As a precaution, Capitol buildings were boarded up and extra law enforcement resources deployed in numerous states. On Saturday, Washington police arrested a Virginia man found with a fake inaugural ID, a loaded handgun and ammunition. The man later told the Washington Post the he had been working security in the capital all week and pulled up to the checkpoint after getting lost. He told the paper he forgot the gun was in his truck and denied having so much ammunition. He was released after an initial court appearance and is due back in court in June, records show.

“We have intelligence that there’s going to be activity around our capital and capitals across the country,” Asa Hutchinson, the Republican governor of Arkansas, told Fox News Sunday. “We’re taking necessary precautions to protect our capital and our citizens. I know some governors have beefed up even more, but I think the deterrent value hopefully has diminished that threat level.”

In Washington, a large area including the White House, the Capitol, the National Mall and several blocks on either side was sealed off by thousands of national guard troops. High steel fences on concrete stands protected government buildings.

In the run-up to the inauguration, troops from DC and neighbouring states will garrison the city. By several measures, it is a bigger response than the aftermath of 9/11. Large numbers of soldiers resting in the corridors of the Capitol have not been seen since the civil war.

The protected area was divided into a highly restricted “red zone” and around that a “green zone” accessible to residents, an echo of the Iraq war, and the fortified government and diplomatic area in central Baghdad.

By lunchtime on Sunday, the city was quiet, with white supremacist militia leaders telling followers to stay away.

A member of the Boogaloo Bois, an anti-government group, speaks to the press in front the Capitol building in Lansing, Michigan, on Sunday.
A member of the Boogaloo Bois, an anti-government group, speaks to the press in front the Capitol building in Lansing, Michigan, on Sunday. Photograph: Seth Herald/AFP/Getty Images

In an email to supporters on Thursday, Stewart Rhodes, the founder of the Oath Keepers, joined other extremists in begging Trump to declare martial law. But he also told supporters they should not gather at state capitols, warning them of “false-flag traps”.

Enrique Tarrio, the leader of the neo-fascist Proud Boys, told USA Today his group was not mobilising, saying: “I feel like this part of the battle is over.”

A majority of respondents in a USA Today/Suffolk poll published on Sunday said they were still expecting violence.

Trump was consumed on Sunday with his Senate trial for “incitement of insurrection”, which could begin as early as Wednesday afternoon.

Jamie Raskin, a Democratic congressman from Maryland and the lead impeachment manager, gave a moving interview to CNN in which he recalled the Capitol riot and remembered his son Tommy, who died on New Year’s Eve at the age of 25.

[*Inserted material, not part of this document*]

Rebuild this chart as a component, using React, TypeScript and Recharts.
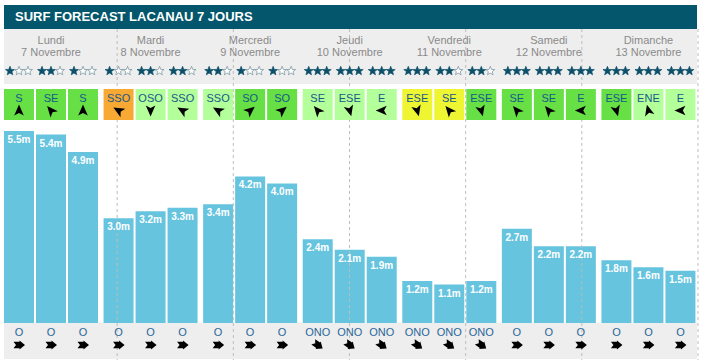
import React from 'react'
import { BarChart, Bar, XAxis, YAxis, LabelList, ReferenceLine } from 'recharts'

const days = ['Lundi', 'Mardi', 'Mercredi', 'Jeudi', 'Vendredi', 'Samedi', 'Dimanche']
const dates = ['7 Novembre', '8 Novembre', '9 Novembre', '10 Novembre', '11 Novembre', '12 Novembre', '13 Novembre']

// wave height (m), three slots per day
const waveHeights = [
  [5.5, 5.4, 4.9],
  [3.0, 3.2, 3.3],
  [3.4, 4.2, 4.0],
  [2.4, 2.1, 1.9],
  [1.2, 1.1, 1.2],
  [2.7, 2.2, 2.2],
  [1.8, 1.6, 1.5],
]

const stars = [
  [1, 2, 1],
  [1, 2, 2],
  [2, 1, 1],
  [3, 3, 3],
  [3, 2, 2],
  [3, 3, 3],
  [3, 3, 3],
]

const windDirs = [
  ['S', 'SE', 'S'],
  ['SSO', 'OSO', 'SSO'],
  ['SSO', 'SO', 'SO'],
  ['SE', 'ESE', 'E'],
  ['ESE', 'SE', 'ESE'],
  ['SE', 'SE', 'E'],
  ['ESE', 'ENE', 'E'],
]

const windQuality = [
  ['good', 'good', 'good'],
  ['bad', 'fair', 'fair'],
  ['fair', 'good', 'good'],
  ['fair', 'fair', 'fair'],
  ['poor', 'poor', 'good'],
  ['good', 'good', 'good'],
  ['good', 'fair', 'fair'],
]

const swellDirs = [
  ['O', 'O', 'O'],
  ['O', 'O', 'O'],
  ['O', 'O', 'O'],
  ['ONO', 'ONO', 'ONO'],
  ['ONO', 'ONO', 'ONO'],
  ['O', 'O', 'O'],
  ['O', 'O', 'O'],
]

const dividers = [1, 2, 3, 4, 5, 6]

const chartData = days.map((day, i) => ({
  day,
  date: dates[i],
  h0: waveHeights[i][0],
  h1: waveHeights[i][1],
  h2: waveHeights[i][2],
}))

const COLORS = {
  title: '#03566b',
  panel: '#eeeeee',
  bar: '#66c4df',
  star: '#0b4f69',
  dayText: '#8a8a8a',
  windText: '#17588a',
  swellText: '#2a6699',
  divider: '#bdbdbd',
}

const WIND_BG: Record<string, string> = {
  good: '#66e045',
  fair: '#b3ff99',
  bad: '#f7a933',
  poor: '#eef533',
}

// arrow rotation in degrees, 0 = pointing up
const WIND_ROT: Record<string, number> = {
  S: 0,
  SE: -40,
  SSO: -60,
  OSO: 180,
  SO: 50,
  ESE: 165,
  E: -90,
  ENE: -15,
}
const SWELL_ROT: Record<string, number> = { O: 90, ONO: 125 }

const FONT = 'Arial, "Liberation Sans", sans-serif'

const geom = (p: any) => {
  const vb = p.viewBox || p
  return { x: Number(vb.x), y: Number(vb.y), width: Number(vb.width) }
}

const starPath = (cx: number, cy: number, R: number, r: number) => {
  let d = ''
  for (let k = 0; k < 10; k++) {
    const rad = k % 2 === 0 ? R : r
    const a = -Math.PI / 2 + (k * Math.PI) / 5
    d += (k === 0 ? 'M' : 'L') + (cx + rad * Math.cos(a)).toFixed(2) + ',' + (cy + rad * Math.sin(a)).toFixed(2)
  }
  return d + 'Z'
}

const HeightLabel = (p: any) => {
  const { x, y, width } = geom(p)
  return (
    <text x={x + width / 2} y={y + 12} textAnchor="middle" fill="#fff" fontSize={10} fontWeight="bold" fontFamily={FONT}>
      {Number(p.value).toFixed(1)}m
    </text>
  )
}

const makeSlotDecor = (slot: number) => (p: any) => {
  const { x, width } = geom(p)
  const i = p.index
  const cx = x + width / 2
  const n = stars[i][slot]
  const wd = windDirs[i][slot]
  const sd = swellDirs[i][slot]
  return (
    <g>
      {[0, 1, 2].map((k) => (
        <path
          key={k}
          d={starPath(cx + (k - 1) * 9, 71, 4.7, 2)}
          fill={k < n ? COLORS.star : '#ffffff'}
          stroke={k < n ? COLORS.star : '#6f8e9a'}
          strokeWidth={0.7}
        />
      ))}
      <rect x={x} y={89} width={width} height={31} fill={WIND_BG[windQuality[i][slot]]} />
      <text x={cx} y={101.5} textAnchor="middle" fill={COLORS.windText} fontSize={11} fontFamily={FONT}>
        {wd}
      </text>
      <path d="M0,-6 L4.8,5 L0,2.4 L-4.8,5 Z" fill="#000" transform={`translate(${cx},110.5) rotate(${WIND_ROT[wd] ?? 0})`} />
      <text x={cx} y={336} textAnchor="middle" fill={COLORS.swellText} fontSize={11} fontFamily={FONT}>
        {sd}
      </text>
      <path
        d="M0,-6 L4.5,-0.5 L3.3,-0.5 L3.3,5.5 L0,3 L-3.3,5.5 L-3.3,-0.5 L-4.5,-0.5 Z"
        fill="#000"
        transform={`translate(${cx},345) rotate(${SWELL_ROT[sd] ?? 90})`}
      />
    </g>
  )
}

const DayLabel = (p: any) => {
  const { x, width } = geom(p)
  const cx = x + width / 2
  return (
    <g fontFamily={FONT} fontSize={11} fill={COLORS.dayText} textAnchor="middle">
      <text x={cx} y={44}>{days[p.index]}</text>
      <text x={cx} y={56}>{dates[p.index]}</text>
    </g>
  )
}

const DividerLine = (p: any) => (
  <line x1={p.x1} x2={p.x2} y1={29} y2={360} stroke={COLORS.divider} strokeDasharray="3 3" strokeWidth={1} />
)

export default function App() {
  return (
    <div style={{ position: 'relative', width: 704, height: 364, background: '#fff', fontFamily: FONT }}>
      <style>{'body{margin:0}'}</style>
      <div
        style={{
          position: 'absolute',
          left: 4,
          top: 5,
          width: 682,
          height: 24,
          paddingLeft: 11,
          lineHeight: '24px',
          background: COLORS.title,
          color: '#fff',
          fontWeight: 'bold',
          fontSize: 13,
        }}
      >
        SURF FORECAST LACANAU 7 JOURS
      </div>
      <div style={{ position: 'absolute', left: 4, top: 29, width: 693, height: 55, background: COLORS.panel }} />
      <div style={{ position: 'absolute', left: 4, top: 323, width: 693, height: 36, background: COLORS.panel }} />
      <div style={{ position: 'absolute', left: 0, top: 0 }}>
        <BarChart
          width={704}
          height={364}
          data={chartData}
          margin={{ top: 113.6, right: 6, bottom: 41, left: 1 }}
          barGap={2}
        >
          <XAxis dataKey="day" hide />
          <XAxis xAxisId="grid" type="number" domain={[0, 7]} hide />
          <YAxis domain={[0, 6]} hide />
          {dividers.map((d) => (
            <ReferenceLine key={d} xAxisId="grid" x={d} ifOverflow="visible" shape={DividerLine} />
          ))}
          <Bar dataKey="h0" fill={COLORS.bar} barSize={30} isAnimationActive={false}>
            <LabelList dataKey="h0" content={HeightLabel} />
            <LabelList dataKey="h0" content={makeSlotDecor(0)} />
          </Bar>
          <Bar dataKey="h1" fill={COLORS.bar} barSize={30} isAnimationActive={false}>
            <LabelList dataKey="h1" content={HeightLabel} />
            <LabelList dataKey="h1" content={makeSlotDecor(1)} />
            <LabelList dataKey="day" content={DayLabel} />
          </Bar>
          <Bar dataKey="h2" fill={COLORS.bar} barSize={30} isAnimationActive={false}>
            <LabelList dataKey="h2" content={HeightLabel} />
            <LabelList dataKey="h2" content={makeSlotDecor(2)} />
          </Bar>
        </BarChart>
      </div>
    </div>
  )
}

“When we went to count the electoral college votes and [the Capitol] came under that ludicrous attack, I felt my son with me and I was most concerned with our youngest daughter and my son-in-law, who is married to our other daughter, who were with me that day and who got caught in a room off of the House floor,” he said.

“In between them and me was a rampaging armed mob, that could have killed them easily. These events are personal to me. There was an attack on our country, there was an attack on our people.

“This was the most terrible crime ever by a president of the United States against our country.”